Mystères autour des Oiseaux de Strasbourg

21 mai 2012

Par Emmanuelle Héran, commissaire de l'exposition

 



 

Certains historiens de l’art pratiquent ce qu’on appelle l’attribution. Cela signifie qu’ils sont capables d’identifier l’auteur d’une œuvre anonyme. En effet, autrefois, les artistes n’apposaient pas leur signature sur leurs œuvres. Ce travail est très compliqué à mener, en particulier lorsqu’une œuvre semble unique, lorsqu’on ne lui connaît rien de semblable. Tel est le cas de ce fascinant tableau, conservé au musée des Beaux-Arts de Strasbourg, qui représente soixante-et-onze oiseaux. On sait seulement à son propos qu’il a été acheté en 1941 à Neuilly à un certain « M. Aubry » et surtout qu’il est daté de 1619 - date bien visible, en lettres d’or, en bas à gauche.
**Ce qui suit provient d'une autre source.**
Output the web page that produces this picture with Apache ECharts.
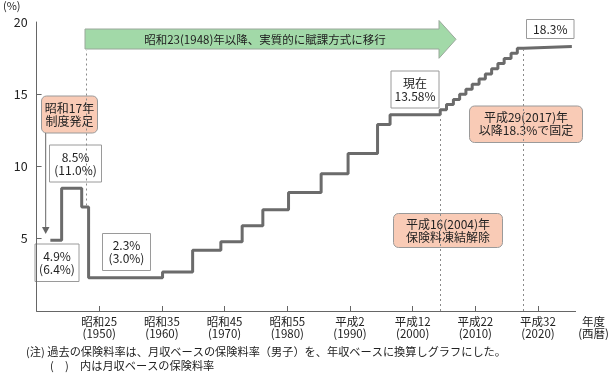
<!DOCTYPE html>
<html>
<head>
<meta charset="utf-8">
<script src="https://cdn.jsdelivr.net/npm/echarts@6/dist/echarts.min.js"></script>
<style>
html, body { margin: 0; padding: 0; background: #fff; }
#chart { width: 612px; height: 377px; }
</style>
</head>
<body>
<div id="chart"></div>
<script>
// step start (fiscal year, as drawn) and annual-basis rate (%)
var stepYears = [1942.2, 1944, 1947.2, 1948.3, 1960.1, 1964.9, 1969.4, 1972.8, 1976.1, 1980.2, 1985.4, 1989.7, 1994.4, 1996.4,
  2004.4, 2005.4, 2006.5, 2007.5, 2008.5, 2009.5, 2010.6, 2011.6, 2012.6, 2013.6, 2014.6, 2015.7, 2016.7, 2017.7, 2025.4];
var rates = [4.9, 8.5, 7.2, 2.3, 2.7, 4.2, 4.8, 5.9, 7.0, 8.2, 9.5, 10.9, 12.9, 13.58,
  13.93, 14.29, 14.64, 15.00, 15.35, 15.70, 16.06, 16.41, 16.77, 17.12, 17.47, 17.83, 18.18, 18.3, 18.3];

var tickYears = [1950, 1960, 1970, 1980, 1990, 2000, 2010, 2020];
var eraNames = ['昭和25', '昭和35', '昭和45', '昭和55', '平成2', '平成12', '平成22', '平成32'];
var yTicks = [5, 10, 15, 20];

// dotted guide lines: [year, from, to]
var guides = [[1947.9, 7.3, 18.05], [2004.4, 0, 13.58], [2017.7, 0, 18.3]];

var FONT = '"Noto Sans CJK JP", "Noto Sans", sans-serif';
var TXT = '#222';
var SALMON = '#f9cbb6';

var seriesData = [];
for (var i = 0; i < stepYears.length; i++) {
  seriesData.push([stepYears[i], rates[i]]);
}

var guideLines = guides.map(function (g) {
  return [{ coord: [g[0], g[1]] }, { coord: [g[0], g[2]] }];
});

function box(x, y, w, h, text, fill, r) {
  return {
    type: 'group',
    children: [
      { type: 'rect', shape: { x: x, y: y, width: w, height: h, r: r || 0 },
        style: { fill: fill || '#fff', stroke: '#9a9a9a', lineWidth: 1 } },
      { type: 'text', x: x + w / 2, y: y + h / 2,
        style: { text: text, fill: TXT, font: '12px ' + FONT, align: 'center', verticalAlign: 'middle', lineHeight: 13 } }
    ]
  };
}

var graphics = [
  // green arrow
  { type: 'polygon',
    shape: { points: [[85, 29], [439, 29], [439, 20.5], [456, 39.3], [439, 58.3], [439, 49], [85, 49]] },
    style: { fill: '#a2d9a8', stroke: '#9aa89b', lineWidth: 1 } },
  { type: 'text', x: 265, y: 39.5,
    style: { text: '昭和23(1948)年以降、実質的に賦課方式に移行', fill: TXT, font: '11.5px ' + FONT, align: 'center', verticalAlign: 'middle' } },
  // 昭和17年 box and arrow
  box(41.5, 96, 56, 37, '昭和17年\n制度発足', SALMON, 5),
  { type: 'line', shape: { x1: 45.7, y1: 133, x2: 45.7, y2: 228 }, style: { stroke: '#666', lineWidth: 1 } },
  { type: 'polygon', shape: { points: [[42, 227], [49.5, 227], [45.7, 234]] }, style: { fill: '#666' } },
  box(49.5, 145, 52, 37, '8.5%\n(11.0%)'),
  box(35, 244, 44, 37.5, '4.9%\n(6.4%)'),
  box(102.5, 233.5, 48, 37, '2.3%\n(3.0%)'),
  box(391, 71, 48, 37, '現在\n13.58%'),
  box(526.5, 19.5, 47.5, 19, '18.3%'),
  box(469.5, 106, 113, 36.5, '平成29(2017)年\n以降18.3%で固定', SALMON, 5),
  box(393.5, 213.5, 109, 34, '平成16(2004)年\n保険料凍結解除', SALMON, 5),
  // notes
  { type: 'text', x: 26, y: 352,
    style: { text: '(注) 過去の保険料率は、月収ベースの保険料率（男子）を、年収ベースに換算しグラフにした。', fill: TXT, font: '11.2px ' + FONT, verticalAlign: 'middle' } },
  { type: 'text', x: 50, y: 366,
    style: { text: '(　)', fill: TXT, font: '11.2px ' + FONT, verticalAlign: 'middle' } },
  { type: 'text', x: 80, y: 366,
    style: { text: '内は月収ベースの保険料率', fill: TXT, font: '11.2px ' + FONT, verticalAlign: 'middle' } }
];

var chart = echarts.init(document.getElementById('chart'));
chart.setOption({
  animation: false,
  grid: { left: 34, right: 33, top: 21, bottom: 66, containLabel: false },
  xAxis: {
    type: 'value', min: 1940, max: 2026,
    name: '年度\n(西暦)', nameLocation: 'end', nameGap: 18,
    nameTextStyle: { color: TXT, fontFamily: FONT, fontSize: 11.5, align: 'center', verticalAlign: 'top', lineHeight: 12, padding: [5, 0, 0, 0] },
    axisLine: { lineStyle: { color: '#666', width: 1 } },
    axisTick: { inside: true, length: 5, customValues: tickYears, lineStyle: { color: '#666' } },
    axisLabel: {
      customValues: tickYears, color: TXT, fontFamily: FONT, fontSize: 11.5, lineHeight: 12, margin: 5,
      formatter: function (v) { var k = tickYears.indexOf(v); return k < 0 ? '' : eraNames[k] + '\n(' + v + ')'; }
    },
    splitLine: { show: false }
  },
  yAxis: {
    type: 'value', min: 0, max: 20, interval: 5,
    name: '(%)', nameLocation: 'end', nameGap: 11,
    nameTextStyle: { color: TXT, fontFamily: FONT, fontSize: 11, align: 'right', padding: [0, 16, 0, 0] },
    axisLine: { show: true, lineStyle: { color: '#666', width: 1 } },
    axisTick: { show: true, inside: true, length: 5, customValues: [5, 10, 15], lineStyle: { color: '#666' } },
    axisLabel: { customValues: yTicks, color: TXT, fontFamily: FONT, fontSize: 12.5, margin: 9 },
    splitLine: { show: false }
  },
  series: [{
    type: 'line', step: 'end', data: seriesData, symbol: 'none',
    lineStyle: { color: '#6b6b6b', width: 3 },
    markLine: {
      silent: true, symbol: 'none', label: { show: false },
      lineStyle: { color: '#8a8a8a', width: 1, type: [2, 3] },
      data: guideLines
    }
  }],
  graphic: graphics
});
</script>
</body>
</html>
Un historien de l’art procède par accumulation et comparaison. Il emmagasine dans sa mémoire des milliers d’œuvres d’art et son œil s’habitue à toutes sortes de manières de peindre, de « styles ». Quand il ne connaît pas une œuvre, il convoque ce répertoire mémoriel et il parvient à la situer dans le temps et dans l’espace en procédant par comparaisons. Cependant, dans le cas de ce tableau, aucune comparaison ne semble possible. Aucun autre tableau n’existe, à notre connaissance, qui concentre autant d’oiseaux dans une surface aussi réduite. Au XVIIe siècle, il existe pourtant une tradition dans la peinture du Nord de l’Europe que l’on appelle le « concert d’oiseaux » (« concert van vogels » en néerlandais). Plusieurs peintres flamands, comme Jan Brueghel l’Ancien, dit Brueghel de Velours (1568-1625), Frans Snyders (1579-1657) ou Jan Van Kessel le Vieux (1629-1679) se sont illustrés dans des représentations d’oiseaux, répartis sur les branches d’un arbre, interprétant une partition de musique. Du point de vue des dates, Brueghel de Velours et Snyders pourraient avoir peint ce tableau en 1619, le premier à l’âge de 51 ans, le second à 40 ans. Cependant, la manière dont sont peints les oiseaux du tableau de Strasbourg  n’a rien à voir avec celle de ces peintres. On a plutôt le sentiment qu’il a consulté des traités de zoologie illustrés ou qu’il a regardé des oiseaux naturalisés, « empaillés » comme on disait alors. Par ailleurs, aucun « concert » ne cumule des oiseaux de manière aussi enchevêtrée que dans celui de Strasbourg. En effet, ce qui frappe, c’est l’horreur du vide dont il témoigne. Chaque espace est occupé. On peut repérer un arbre mort, au milieu, qui porte des oiseaux, et plusieurs arbrisseaux secs, dont l’extrémité des branches est rompue. Ce dispositif permet d’installer partout des oiseaux et de les imbriquer de manière très particulière.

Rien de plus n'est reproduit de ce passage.